No matter our method, the results become our property.
We generally make better choices when we’re well informed and free of fear. Bridging those two helps us master our behavior gap.
Who’s in your ear?
There’s a lot of noise out there. Much of it raises expectations. We want a good job that pays well so we can buy stuff, grow wealth, advance, run with the “right” crowd, and feel successful.
That noise influences our wants and pushes us in the direction of the crowd. Sometimes it drowns out our vision of the career and life style we want. It can negate our dreams, convince us to replace them, and send us someplace that promises more than it delivers.
So choosing isn’t always easy, especially when we’re tempted to link the reasons for our choices to what experts, social media, and talking heads say is the way to go.
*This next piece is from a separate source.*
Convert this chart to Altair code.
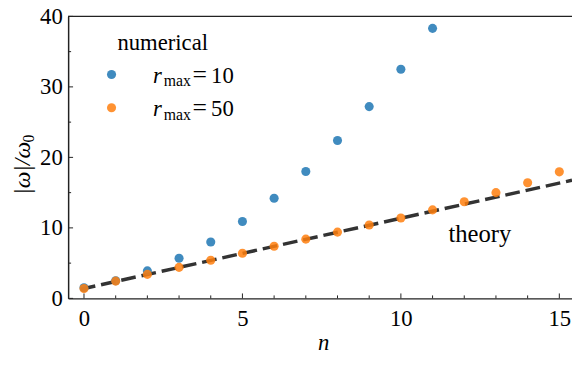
import altair as alt
import pandas as pd

# ---- data ----
n_r10 = list(range(12))
w_r10 = [1.5, 2.5, 3.9, 5.7, 8.0, 10.9, 14.2, 18.0, 22.4, 27.2, 32.5, 38.3]
n_r50 = list(range(16))
w_r50 = [1.4, 2.45, 3.4, 4.4, 5.4, 6.4, 7.4, 8.4, 9.4, 10.4, 11.4, 12.55, 13.7, 15.0, 16.4, 17.95]
theory_n = [-0.1, 15.4]
theory_w = [1.3, 16.75]
x_major = [0, 5, 10, 15]
x_minor = [1, 2, 3, 4, 6, 7, 8, 9, 11, 12, 13, 14]
y_major = [0, 10, 20, 30, 40]
y_minor = [5, 15, 25, 35]

TOP = 6
W, H = 511, 286
FONT = "Times New Roman"
FS = 23

xs = alt.Scale(domain=[-0.5, 15.4], nice=False, zero=False)
ys = alt.Scale(domain=[0, 40], nice=False, zero=False)

df10 = pd.DataFrame({"n": n_r10, "w": w_r10})
df50 = pd.DataFrame({"n": n_r50, "w": w_r50})
dth = pd.DataFrame({"n": theory_n, "w": theory_w})
one = pd.DataFrame({"a": [0]})

xaxis = alt.Axis(values=x_major, ticks=False, grid=False, labelFontSize=FS, labelFont=FONT,
                 labelColor="black", labelPadding=10, labelFlush=False, domainColor="#222",
                 domainWidth=1.5, title=None)
yaxis = alt.Axis(values=y_major, ticks=False, grid=False, labelFontSize=FS, labelFont=FONT,
                 labelColor="black", labelPadding=6, labelFlush=False, domainColor="#222",
                 domainWidth=1.5, title=None)

theory = alt.Chart(dth).mark_line(color="#333333", strokeWidth=3.5, strokeDash=[15, 6]).encode(
    x=alt.X("n:Q", scale=xs, axis=xaxis),
    y=alt.Y("w:Q", scale=ys, axis=yaxis),
)
pts10 = alt.Chart(df10).mark_circle(size=85, color="#1f77b4", opacity=0.85).encode(
    x=alt.X("n:Q", scale=xs), y=alt.Y("w:Q", scale=ys))
pts50 = alt.Chart(df50).mark_circle(size=85, color="#ff7f0e", opacity=0.85).encode(
    x=alt.X("n:Q", scale=xs), y=alt.Y("w:Q", scale=ys))

# inward ticks
xmaj = alt.Chart(pd.DataFrame({"t": x_major})).mark_rule(color="#222", strokeWidth=1).encode(
    x=alt.X("t:Q", scale=xs), y=alt.value(H), y2=alt.value(H - 5))
xmin = alt.Chart(pd.DataFrame({"t": x_minor})).mark_rule(color="#222", strokeWidth=1).encode(
    x=alt.X("t:Q", scale=xs), y=alt.value(H), y2=alt.value(H - 3))
ymaj = alt.Chart(pd.DataFrame({"t": y_major})).mark_rule(color="#222", strokeWidth=1).encode(
    y=alt.Y("t:Q", scale=ys), x=alt.value(0), x2=alt.value(5))
ymin = alt.Chart(pd.DataFrame({"t": y_minor})).mark_rule(color="#222", strokeWidth=1).encode(
    y=alt.Y("t:Q", scale=ys), x=alt.value(0), x2=alt.value(3))
topframe = alt.Chart(one).mark_rule(color="#222", strokeWidth=1.5).encode(
    x=alt.value(0), x2=alt.value(W), y=alt.value(0))


def txt(s, x, y, size=FS, italic=False, angle=0):
    kw = {"fontStyle": "italic"} if italic else {}
    if angle:
        kw["angle"] = angle
    return alt.Chart(one).mark_text(font=FONT, fontSize=size, color="black",
                                    align="left", baseline="alphabetic", **kw).encode(
        x=alt.value(x), y=alt.value(y), text=alt.value(s))


def dot(x, y, color):
    return alt.Chart(one).mark_circle(size=85, color=color, opacity=0.85).encode(
        x=alt.value(x), y=alt.value(y))


R2 = 33.7
legend = [
    txt("numerical", 50, 34.3),
    dot(44, 59, "#1f77b4"),
    txt("r", 86, 67.7, italic=True),
    txt("max", 97, 71, size=16),
    txt("=", 126, 67.7, size=26),
    txt("10", 145, 67.7),
    dot(44, 59 + R2, "#ff7f0e"),
    txt("r", 86, 67.7 + R2, italic=True),
    txt("max", 97, 71 + R2, size=16),
    txt("=", 126, 67.7 + R2, size=26),
    txt("50", 145, 67.7 + R2),
]

# axis titles
titles = [
    txt("n", W / 2 - 2, 338, italic=True),
    txt("|ω|/ω", -39, 181, size=24, italic=True, angle=270),
    txt("0", -35, 128, size=16, angle=270),
]

theory_lbl = alt.Chart(pd.DataFrame({"n": [11.5], "w": [8.0], "s": ["theory"]})).mark_text(
    font=FONT, fontSize=25, color="black", align="left", baseline="alphabetic").encode(
    x=alt.X("n:Q", scale=xs), y=alt.Y("w:Q", scale=ys), text="s:N")

chart = alt.layer(theory, xmaj, xmin, ymaj, ymin, topframe, pts10, pts50, theory_lbl,
                  *legend, *titles).properties(
    width=W, height=H,
    autosize=alt.AutoSizeParams(type="none"),
    padding={"left": 61, "top": TOP, "right": 0, "bottom": 60},
).configure(font=FONT).configure_view(stroke=None)

chart.save("out.html", embed_options={"renderer": "svg", "actions": False})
Carl Richards makes this point when he introduces the concept of the behavior gap in his book, The Behavior Gap: Simple Ways to Stop Doing Dumb Things with Money. Richards is a certified financial planner, but his book, although focused on issues around financial decision-making, is about how we make choices.
As I see it, for every gaff we make with our money, we fall into similar traps with career, relationship, and self-management decisions. So as you read his book, it’s no stretch to take the insights well beyond the financial.
Today every “expert” has a viewpoint and an outlet to express it. Advice about the best career strategy, the best way to manage your money, or how to live your best life is given and shared– and shared again and again–until it sounds like an absolute.
“…the sheer quantity of information makes it virtually impossible to sift through all the noise…and find the stuff that actually matters. Worse, we’re losing our ability to distinguish between the two. What matters? What’s just noise?
The struggle is fighting the fear of missing out (FOMO) and of being wrong. Listening to the noise doesn’t remedy either.
We are products of our choices. We can listen to all those voices and become paralyzed or reckless. Or we can listen to ourselves.
Richards cuts through the clutter with concepts about financial choice-making that zeros in on what we need to do:
“…make decisions that are in tune with reality, with your goals, and with your values.”
He reminds us that we can only control what we can control. That does not include what’s going on in China or on Wall Street or in the government. He reminds us that we all control two fundamental things: working hard to earn a living, saving as much as we can, and making wise decision about how we invest our money.
Our deepest instincts (if we listen to them) will tell us that money doesn’t mean anything: it’s simply a tool to reach our goals…By goals I mean stuff that matters to you.
From my perspective, achieving your goals means developing your skills, adding value to your job, building positive workplace relationships, and taking advantage of the right opportunities for growth when they present themselves.
A good start is to get in touch with what you value as part of a good life and assess every career choice against it. Listen to your inner voice when faced with a choice and don’t ignore what you hear. Every time I did, I ended up burning myself with a wrong-footed choice.
The behavior gap
Your behavior is within your control, so you need to own it throughout your life and particularly as you steer your career. Reason and emotion are often at odds with each other, challenging your choice-making.
Whether the choices you face are about finances or career options, there is awareness, relief, and even comfort to be found in Richards’ book.